Principio in in superficie pingenda quam amplum libeat qudrangulum rectorum angulorum inscribo, quod quidem mihi pro aperta finestra est ex qua historia contueatur, illicque quam magnos velim esse in pictura homines determino. Huiusque ipsius hominis longitudinem in tres partes […] Ista ergo mensura iacentem infimam descripti quadranguli lineam in quot illa istiusmodi recipiat partes divido […] Posta haec unicum punctum quo sit visum loco intra quadrangulum constituo […] Posito punto centrico, protraho lineas rectas a puncto ipso centrico ad singumas lineae iacentis divisiones […]

  Mon premier acte, quand je veux tracer une superficie, et de tracer un rectangle, de la grandeur qui me convient, en guise de fenêtre ouverte par où je puisse voir le sujet. Là, je détermine la hauteur des hommes que j’entends représenter. Je divise cette hauteur en trois parties […]. Je divise la ligne inférieure du rectangle en autant de parties que cette mesure y est contenue de fois […]. Je pose ensuite un point unique, dans l’aire du rectangle, à l’endroit où se porte la vue et où doit aboutir le rayon central.

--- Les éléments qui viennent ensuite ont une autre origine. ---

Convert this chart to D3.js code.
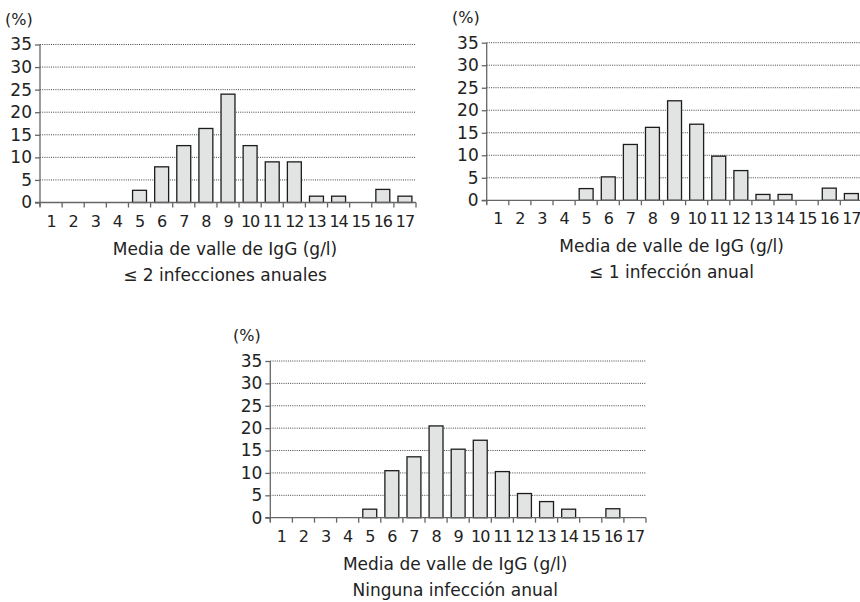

Aussi le nommai-je point de centre.

       
      De la statue et de la peinture, traités de L.B.Alberti, traduits par Claudius Popelin, à Paris, chez Lévy, 1869.
       
  L’art grec, selon Pline, cité ici par le peintre britannique et Professeur à la Royal Academy de Londres, John Opie, développe une véritable technique de représentation en perspective, et donc de trompe-l’œil.  
       
John Opie (1761-1807),
Conférence III : Du clair-obscur
         
« Dans son portrait d’Alexandre en Jupiter , dit Pline, « les doigts semblent surgir de la toile, et l’éclair semble sortir du tableau. » Ce passage est trop frappant pour nécessiter un commentaire.  
       
      in Ralph N. Wornum ed., Lectures on Painting by the Royal Academicians. Barry, Opie, Fuseli (London: Bohn, 1848) 300
traduction originale C. Berget
       
  L’observation des effets du nouveau médium photographique conduit Delacroix à renouveler la réflexion sur la vision éloignée/ rapprochée, et, par là-même, sur la perspective : libre interprète de la « construction légitime », sa conception est gouvernée par cette puissance de sélection et d’organisation des sensations que Baudelaire nommait « Reine des facultés » : l’imagination.  
       
Delacroix, 1859
Journal
       
1er Septembre, Strasbourg […] Si l’œil avait la perfection d’un verre grossissant, la photographie serait insupportable : on verrait toutes les feuilles des arbres, toutes les tuiles d’un toit et sur ces tuiles les mousses, les insectes etc. Et que dire des aspects choquants que donne la perspective réelle, défauts moins choquants peut-être dans le paysage, où les parties qui se présentent en avant peuvent être grossies, même démesurément, sans que le spectateur en soit aussi blessé que quand il s’agit de figures humaines ? Le réaliste obstiné corrigera donc dans un tableau cette inflexible perspective qui fausse la vue des objets à force de justesse.
Devant la nature elle-même, c’est notre imagination qui fait le tableau : nous ne voyons ni les brins d’herbe dans un paysage, ni les accidents de la peau dans un joli visage. […] Notre œil, dans l’heureuse impuissance d’apercevoir ces infinis détails, ne fait parvenir à notre esprit que ce qu’il faut qu’il perçoive ; ce dernier fait encore, à notre insu, un travail particulier ; il ne tient pas compte de tout ce que l’œil lui présente ; il rattache à d’autres impressions antérieures celles qu’il éprouve et sa jouissance dépend de sa disposition présente. Cela est si vrai, que la même vue ne produit pas le même effet, saisie sous des aspects différents.